I would not change it each time” Hozier vows as ‘Francesca’ reaches its blood-pumping, drum-thumping crescendo. “Heaven is not fit to house a love” he all but whispers, as if God himself may take offence “Like you and I.

If ‘Francesca’ is Hozier's ode to a love worth suffering the weight of existence for, then ‘Unknown’ is the all-too-familiar heartache of a love that looks upon the injuries you’ve suffered in the name of devotion and demands “Why don’t you love me enough?” — every word cuts like a switchblade slipped up and under the ribcage; every pluck of the guitar a twist of the knife.
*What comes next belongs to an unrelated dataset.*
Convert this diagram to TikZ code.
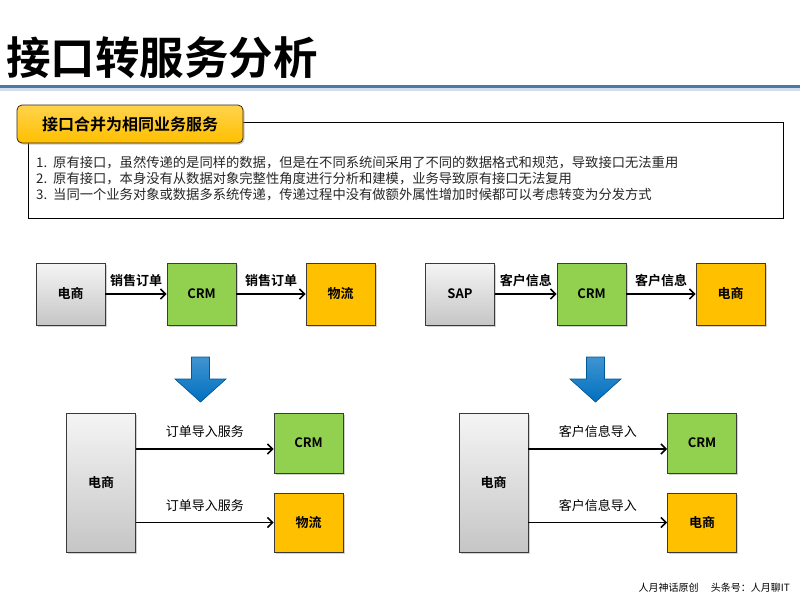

In every fleeting moment of self-awareness — “Funny how true colours shine in darkness and in secrecy / If there were scarlet flags, they washed out in the mind of me” — in every joyous memory — “You called me "angel" for the first time, my heart leapt from me” — in every bloody consequence — “You smile now, I can see its pieces still stuck in your teeth / And what's left of it, I listen to it tick / Every tedious beat going unknown as any angel to me” — you hear the familiar desperation for someone — anyone — on this godforsaken space rock to know you.

You can’t help it, in moments like that. You can’t help but get caught up in it all, gazing up at him there, bathed in the warm glow of the stage lights, strumming his guitar like a celestial apology — God’s penance for making man. It’s as though Hozier just… isn’t of this world. Or rather, was never meant for this world: a world as harsh, as horrifying, or as hungry as this. He confesses as much on 2014’s ‘To Be Alone’ — “All I've ever done is hide / From our times” — yet the reclusive performer continues to prove there’s beauty to be found in even the most broken of things.
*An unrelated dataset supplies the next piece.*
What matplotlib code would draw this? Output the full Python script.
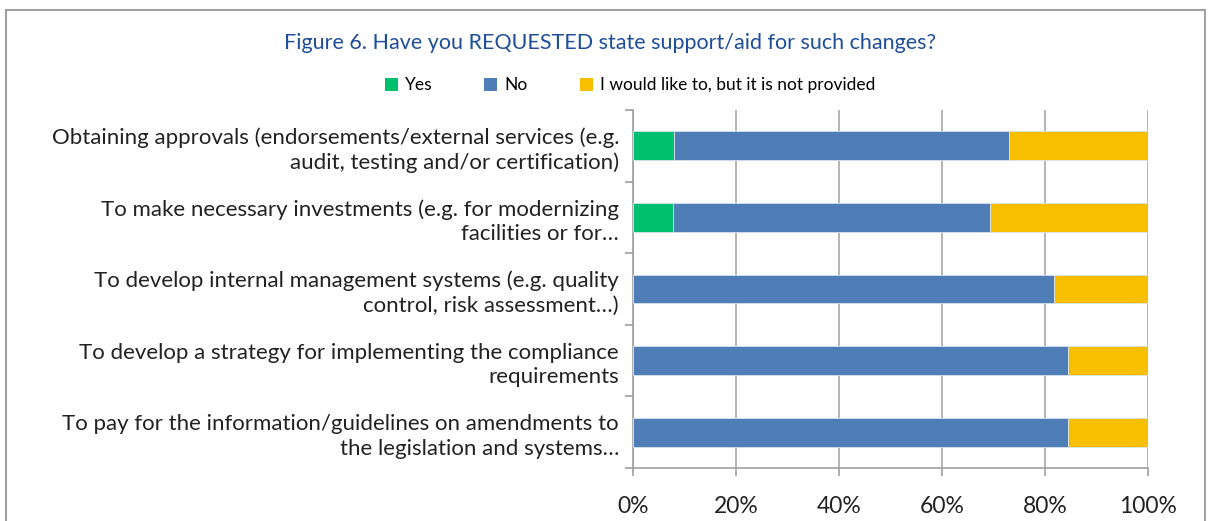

Every lyric. Every interview. Every comment. Hozier reads — as the bookish community might say — like a man written by a woman. Or, rather, like a man who writes about women, about romance, and about love and loss and grief as though they’re the only logical reasons to still draw breath.

Here is a man who, rather than cling to fame, would rather be known as someone who interrupts his own show to preach a message of acceptance, of peace, and of a ceasefire in the Middle East. And as he implored the crowd that being known — truly, earnestly known — is all within our grasp if we’re brave enough to shed our inhibitions, drop to our knees, and rip it free from the very earth itself — half-formed yet beautiful — they believed him. You could see it in their eyes, even as they filtered out of Spark Arena. They truly believed him. More than that, so did I.

I also believe that, in spite of how fleeting his return to New Zealand may have been, this is hardly the last we’ll see of Hozier. As for when he might return? That… remains less clear. All I know is when he does he’ll likely be a little late. Perhaps even overdue. But ‘unknown’? Hardly. He will reemerge from his home in Wicklow Ireland as if some lyrically gifted Irish cryptid — guitar in hand, heart bloodying his sleeve, humming new tunes. And god, what tunes they’ll be.